Balkanization of immigration management

From an analysis of the history of immigration management in the U.S.:

The federal departments tasked with immigration responsibilities are so dispersed that it foments balkanization. Within the Department of Homeland Security, the Commissioner of CBP (Customs and Border Protection, the Director of ICE (Immigration and Customs Enforcement), and the Director of USCIS (U.S. Citizenship and Immigration Services) currently are among two dozen DHS officials — including the leadership of Federal Emergency Management Agency, the Secret Service, the Transportation Security Administration, and the US Coast Guard — that report to the DHS Deputy Secretary.

At the State Department, the Assistant Secretary for Consular Affairs (approving visas) reports to the Under Secretary for Management, and the Assistant Secretary for Population, Refugees, and Migration reports to the Under Secretary for Civilian Security, Democracy, and Human Rights.

Within the Department of State, the Bureau of Population, Refugees, and Migration has primary responsibility for formulating policies on population, refugees, and migration, and for administering the US international refugee assistance and admissions programs

The Office of Refugee Resettlement is within the Administration for Children and Families in Health and Human Services.

EOIR (Executive Office for Immigration Review, or immigration courts) reports to the Dept of Justice Deputy Attorney General, and the Immigrant and Employee Rights Section is part of the Civil Rights Division that reports to the Associate Attorney General at the Justice Department.

At the Labor Department, the Office of Foreign Labor Certification (temporary work visa certifications) is housed in the Employment and Training Administration, which is one of 21 agencies that report to the Deputy Secretary. Similarly, the Wage and Hour Division (also for temporary work visa management), reports to the Deputy Secretary of Labor.

As a consequence, immigration leadership responsibilities are nested at the third tier down within these federal departments and are dispersed across eight agency heads. These agency heads report to deputy secretaries that have many other important departmental responsibilities. In other words, there is no clear chain of command for immigration governance.

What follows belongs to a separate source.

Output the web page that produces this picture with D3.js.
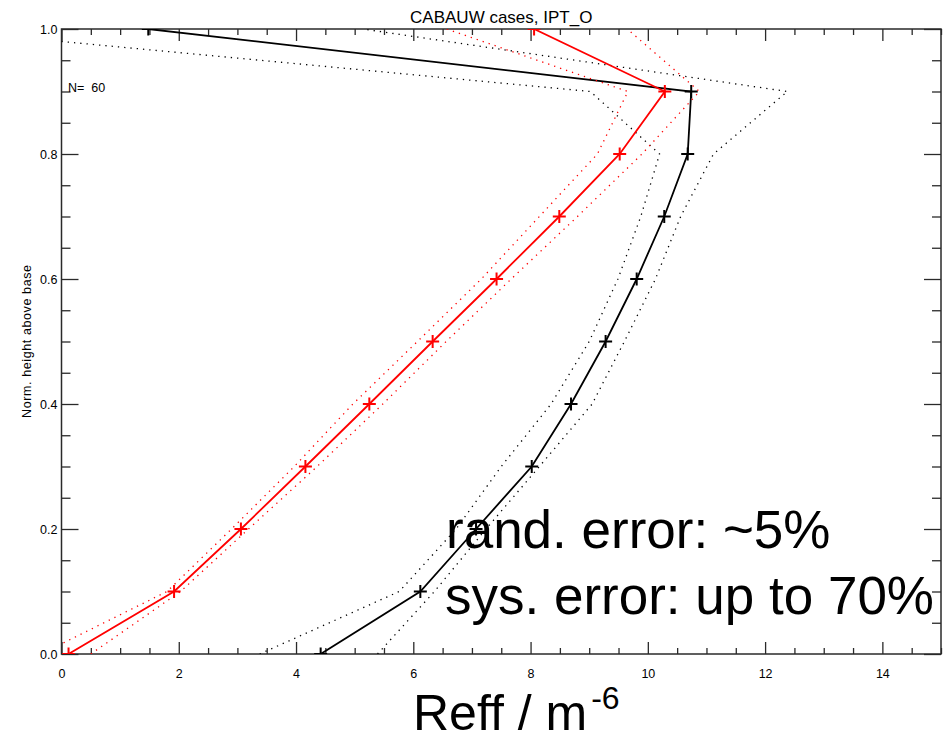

The dispersed system of immigration governance already begs for reorganization. An expanded governance would best be led by an Interagency Council on Immigration, staffed by top officials from each department. A strong council could coordinate the administration of laws and could recommend policies to ensure more coherent governance. It could even establish a clear chain of command, especially in times of migrant emergencies (such as the 2014 influx of Central American children). That said, a strong council is unlikely due to bureaucratic turf battles.